Authors: Danah Yatim, Rafail Fridman, Omer Bar-Tal, Yoni Kasten, Tali Dekel

What

This paper introduces a novel method for text-driven motion transfer in videos, enabling the transfer of motion from a source video to a target object specified by a text prompt, even when the source and target objects have significant differences in shape and motion characteristics.

Why

This paper pushes the boundaries of motion transfer beyond previous methods limited to similar object categories. It offers a zero-shot approach, leveraging the generative capabilities of pre-trained text-to-video diffusion models for a more versatile and accessible motion transfer solution.

How

The authors analyze the space-time features learned by a text-to-video diffusion model and introduce a novel loss function based on pairwise differences of spatial marginal mean features. This loss guides the generation process to preserve motion characteristics while accommodating significant structural deviations between source and target objects.

Result

The proposed method demonstrates state-of-the-art performance in preserving motion fidelity while adhering to the target text prompt.
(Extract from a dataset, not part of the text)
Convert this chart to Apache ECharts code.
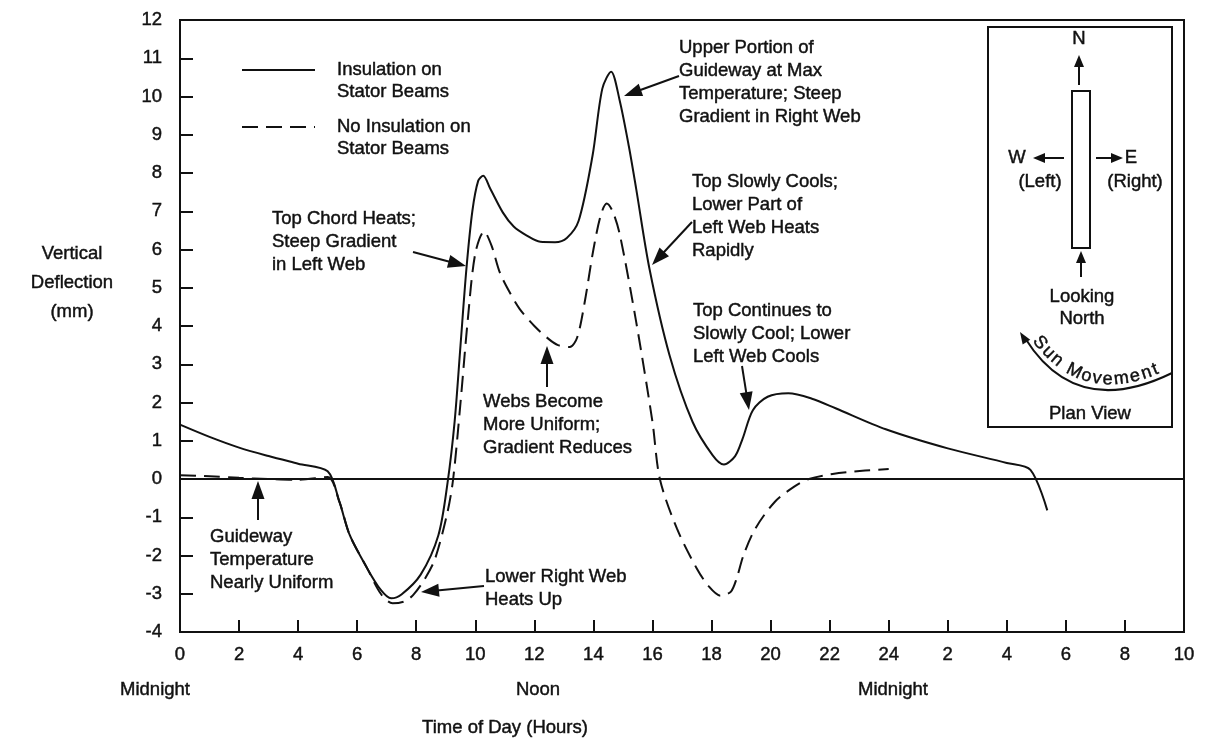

It outperforms existing methods in qualitative and quantitative comparisons, showcasing successful motion transfer across diverse object categories with significant shape variations. User studies further confirm the superiority of the generated videos, highlighting their improved quality and adherence to the target prompts.

LF

The method’s reliance on the pre-trained text-to-video model’s generative capabilities poses limitations. The model’s training data might not encompass all possible object-motion combinations, leading to reduced motion fidelity or artifacts. Future work could explore larger and more diverse training datasets for text-to-video models and investigate alternative optimization strategies to further enhance motion fidelity in challenging cases.

Abstract

We present a new method for text-driven motion transfer - synthesizing a video that complies with an input text prompt describing the target objects and scene while maintaining an input video’s motion and scene layout. Prior methods are confined to transferring motion across two subjects within the same or closely related object categories and are applicable for limited domains (e.g., humans). In this work, we consider a significantly more challenging setting in which the target and source objects differ drastically in shape and fine-grained motion characteristics (e.g., translating a jumping dog into a dolphin). To this end, we leverage a pre-trained and fixed text-to-video diffusion model, which provides us with generative and motion priors. The pillar of our method is a new space-time feature loss derived directly from the model. This loss guides the generation process to preserve the overall motion of the input video while complying with the target object in terms of shape and fine-grained motion traits.